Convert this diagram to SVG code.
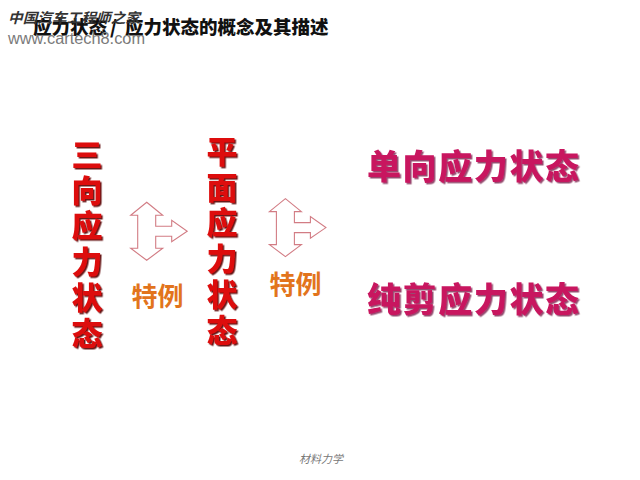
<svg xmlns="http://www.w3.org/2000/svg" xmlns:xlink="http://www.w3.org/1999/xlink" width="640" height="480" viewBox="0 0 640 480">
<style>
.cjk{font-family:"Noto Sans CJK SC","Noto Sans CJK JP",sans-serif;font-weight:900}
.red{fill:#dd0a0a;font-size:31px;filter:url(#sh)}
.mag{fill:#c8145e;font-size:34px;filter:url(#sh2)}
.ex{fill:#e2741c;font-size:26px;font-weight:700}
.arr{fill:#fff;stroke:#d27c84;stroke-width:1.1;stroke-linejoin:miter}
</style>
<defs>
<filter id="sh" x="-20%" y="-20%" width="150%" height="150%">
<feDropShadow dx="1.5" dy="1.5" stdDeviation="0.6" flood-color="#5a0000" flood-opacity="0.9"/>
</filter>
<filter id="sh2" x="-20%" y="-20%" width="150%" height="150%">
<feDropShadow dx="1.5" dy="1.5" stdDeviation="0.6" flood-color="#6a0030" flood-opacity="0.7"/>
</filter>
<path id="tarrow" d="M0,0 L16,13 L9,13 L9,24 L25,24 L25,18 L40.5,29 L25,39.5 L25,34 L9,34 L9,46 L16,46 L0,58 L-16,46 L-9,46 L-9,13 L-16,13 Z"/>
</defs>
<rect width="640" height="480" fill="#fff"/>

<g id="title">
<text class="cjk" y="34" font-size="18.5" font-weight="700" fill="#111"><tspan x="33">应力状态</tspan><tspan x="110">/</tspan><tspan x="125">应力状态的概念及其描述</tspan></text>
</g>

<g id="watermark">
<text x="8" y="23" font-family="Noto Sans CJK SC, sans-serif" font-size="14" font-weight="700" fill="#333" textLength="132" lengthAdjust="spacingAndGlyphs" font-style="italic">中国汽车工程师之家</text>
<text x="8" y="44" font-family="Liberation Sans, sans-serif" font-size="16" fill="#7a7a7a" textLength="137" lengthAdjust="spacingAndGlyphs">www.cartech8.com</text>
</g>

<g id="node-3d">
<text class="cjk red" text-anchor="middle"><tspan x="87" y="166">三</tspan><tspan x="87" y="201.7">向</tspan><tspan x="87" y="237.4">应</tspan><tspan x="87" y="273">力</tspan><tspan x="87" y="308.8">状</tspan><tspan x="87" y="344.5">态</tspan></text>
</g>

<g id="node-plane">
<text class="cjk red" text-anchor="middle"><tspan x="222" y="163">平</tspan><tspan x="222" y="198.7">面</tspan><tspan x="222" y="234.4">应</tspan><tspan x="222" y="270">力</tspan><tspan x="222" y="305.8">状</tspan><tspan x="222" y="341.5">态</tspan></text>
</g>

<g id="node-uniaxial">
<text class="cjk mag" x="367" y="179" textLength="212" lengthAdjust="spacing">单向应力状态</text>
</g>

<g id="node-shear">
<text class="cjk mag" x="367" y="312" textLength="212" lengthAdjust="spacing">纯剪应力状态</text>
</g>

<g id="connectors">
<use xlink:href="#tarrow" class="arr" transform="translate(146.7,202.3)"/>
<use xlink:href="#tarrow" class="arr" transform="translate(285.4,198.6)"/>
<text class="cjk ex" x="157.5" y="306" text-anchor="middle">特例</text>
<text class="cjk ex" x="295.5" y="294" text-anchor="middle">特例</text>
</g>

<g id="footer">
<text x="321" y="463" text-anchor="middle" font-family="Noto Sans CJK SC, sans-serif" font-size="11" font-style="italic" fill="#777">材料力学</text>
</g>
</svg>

# # # # #

• [WHAT TO WORK ON]: Copy every line above word for word and exclude the pictures.

• [SOLUTION TO THE EXERCISE]:
Convert this diagram to SVG code.
<svg xmlns="http://www.w3.org/2000/svg" xmlns:xlink="http://www.w3.org/1999/xlink" width="640" height="480" viewBox="0 0 640 480">
<style>
.cjk{font-family:"Noto Sans CJK SC","Noto Sans CJK JP",sans-serif;font-weight:900}
.red{fill:#dd0a0a;font-size:31px;filter:url(#sh)}
.mag{fill:#c8145e;font-size:34px;filter:url(#sh2)}
.ex{fill:#e2741c;font-size:26px;font-weight:700}
.arr{fill:#fff;stroke:#d27c84;stroke-width:1.1;stroke-linejoin:miter}
</style>
<defs>
<filter id="sh" x="-20%" y="-20%" width="150%" height="150%">
<feDropShadow dx="1.5" dy="1.5" stdDeviation="0.6" flood-color="#5a0000" flood-opacity="0.9"/>
</filter>
<filter id="sh2" x="-20%" y="-20%" width="150%" height="150%">
<feDropShadow dx="1.5" dy="1.5" stdDeviation="0.6" flood-color="#6a0030" flood-opacity="0.7"/>
</filter>
<path id="tarrow" d="M0,0 L16,13 L9,13 L9,24 L25,24 L25,18 L40.5,29 L25,39.5 L25,34 L9,34 L9,46 L16,46 L0,58 L-16,46 L-9,46 L-9,13 L-16,13 Z"/>
</defs>
<rect width="640" height="480" fill="#fff"/>

<g id="title">
<text class="cjk" y="34" font-size="18.5" font-weight="700" fill="#111"><tspan x="33">应力状态</tspan><tspan x="110">/</tspan><tspan x="125">应力状态的概念及其描述</tspan></text>
</g>

<g id="watermark">
<text x="8" y="23" font-family="Noto Sans CJK SC, sans-serif" font-size="14" font-weight="700" fill="#333" textLength="132" lengthAdjust="spacingAndGlyphs" font-style="italic">中国汽车工程师之家</text>
<text x="8" y="44" font-family="Liberation Sans, sans-serif" font-size="16" fill="#7a7a7a" textLength="137" lengthAdjust="spacingAndGlyphs">www.cartech8.com</text>
</g>

<g id="node-3d">
<text class="cjk red" text-anchor="middle"><tspan x="87" y="166">三</tspan><tspan x="87" y="201.7">向</tspan><tspan x="87" y="237.4">应</tspan><tspan x="87" y="273">力</tspan><tspan x="87" y="308.8">状</tspan><tspan x="87" y="344.5">态</tspan></text>
</g>

<g id="node-plane">
<text class="cjk red" text-anchor="middle"><tspan x="222" y="163">平</tspan><tspan x="222" y="198.7">面</tspan><tspan x="222" y="234.4">应</tspan><tspan x="222" y="270">力</tspan><tspan x="222" y="305.8">状</tspan><tspan x="222" y="341.5">态</tspan></text>
</g>

<g id="node-uniaxial">
<text class="cjk mag" x="367" y="179" textLength="212" lengthAdjust="spacing">单向应力状态</text>
</g>

<g id="node-shear">
<text class="cjk mag" x="367" y="312" textLength="212" lengthAdjust="spacing">纯剪应力状态</text>
</g>

<g id="connectors">
<use xlink:href="#tarrow" class="arr" transform="translate(146.7,202.3)"/>
<use xlink:href="#tarrow" class="arr" transform="translate(285.4,198.6)"/>
<text class="cjk ex" x="157.5" y="306" text-anchor="middle">特例</text>
<text class="cjk ex" x="295.5" y="294" text-anchor="middle">特例</text>
</g>

<g id="footer">
<text x="321" y="463" text-anchor="middle" font-family="Noto Sans CJK SC, sans-serif" font-size="11" font-style="italic" fill="#777">材料力学</text>
</g>
</svg>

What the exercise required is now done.